Hi - just got BFN and that was my final attempt at becoming a mum.

Does anyone know of any websites or help with trying to come to terms with never having children.  I think I have seen something advertised but can't remember where.

Please let me know.
Donna
(so sad)


----------



## sally60 (Oct 13, 2004)

Hi Donna,

I just read your last posts following your BFN and had to respond. I'm so sorry - and I just wanted to mail to say that you aren't alone and there is alot of support available to help you in coming to terms with where you are at and where you want to go from here...

I saw that you have already found the living childfree thread and certainly there are lots of people there who should be able to help. The organisation I think you may be refering to is 'More to life'? (you can find information and the opportunity to join them at: http://www.infertilitynetworkuk.com/3f.php)

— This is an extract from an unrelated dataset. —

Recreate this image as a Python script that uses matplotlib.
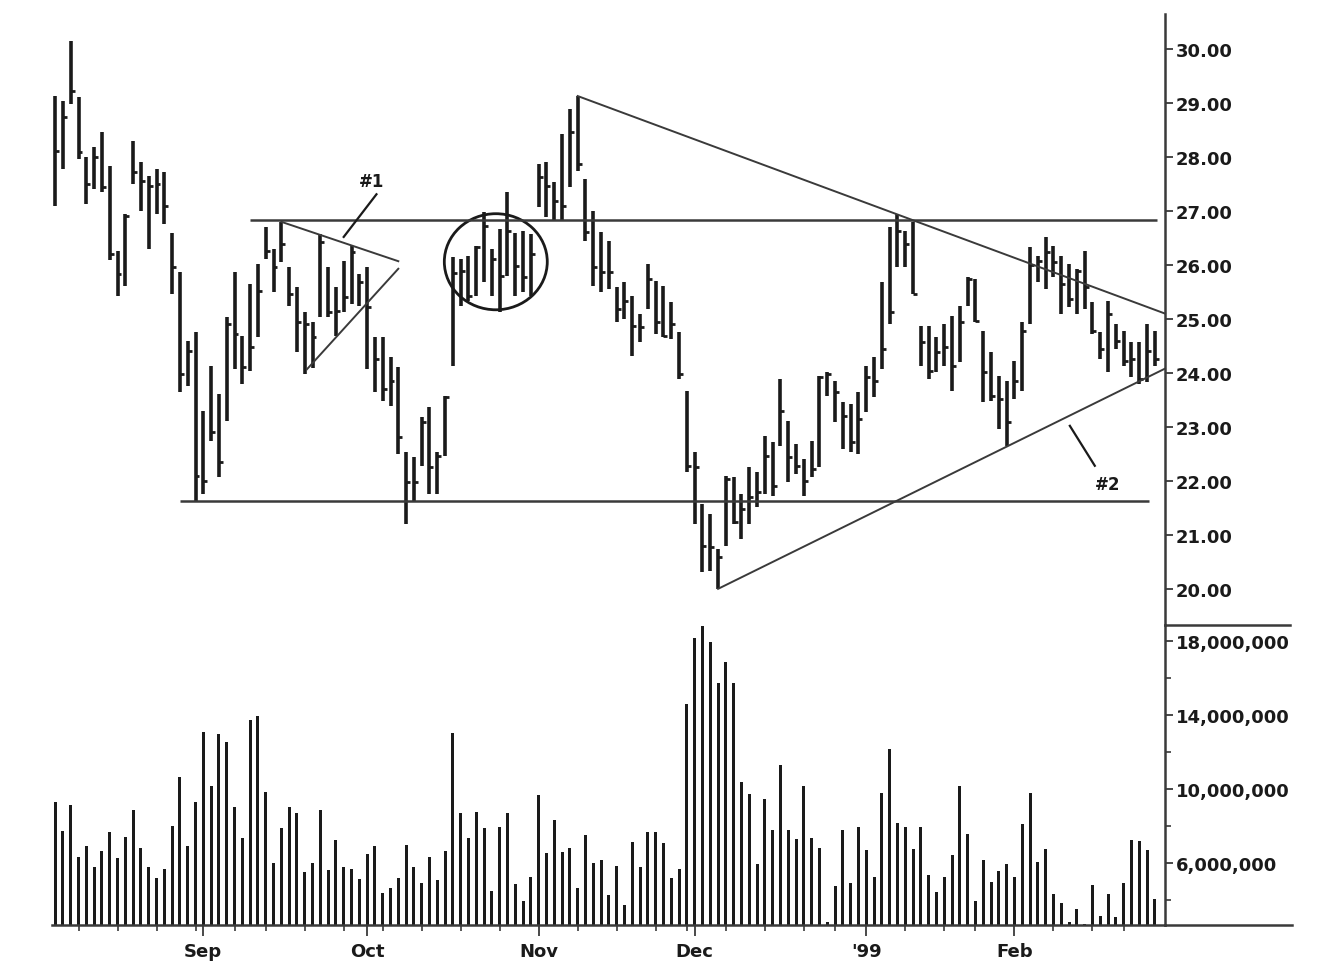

Blurb from their site reads:

_More to Life is a national network, which is part of I N UK and is dedicated solely to providing a support service to couples who, involuntarily, will remain childless. The vision of MTL is that people who have a life without children, whether they have had unsuccessful treatment or have never had treatment, should not feel isolated and alone. We recognise that individuals and couples have a need to grieve, and we offer them the support to help them to do so and to adjust to this new time in their lives.

More to Life has a lending library of useful books, factsheets and a regular newsletter. There is a network of members throughout the UK, some who link up in person or over the telephone offering mutual support.

More information and details of membership of More to Life can be sought by contacting our head office on 08701 188088_

Some women on the living childfree thread may also tell you more about a 2 day workshop being run in November (In London) that tries to help women at a crossroads, and potentially at the end of treatment come to terms and let go. I'm unfortunatley living in Australia so unable to attend but you might want to look into it as you look at ways to grieve and heal. (certainly I have spoken to someone coming to terms with childlessness who attended the workshop and found it invaluable ..)

Again I am so sorry that your last treatment failed - and even more that my being sorry can't change the situation...

My thoughts and best wishes are with you

Lucy


----------



## egf (Aug 11, 2005)

Hello Donna

I'm so sorry to read your news  

Sorry I don't know of a Web site have you asked at the clinic they may know of one.

Sorry again 

Love and  
Liz


----------



## Zebra (Jul 28, 2005)

Hi Donna, just got a BFN myself a few days ago so can sympathise with you, to an extent. I fortunately have other options 2 explore still. I really do feel for u and I hope u find support with dealing with it all. 
Take care
Love Zebra x


----------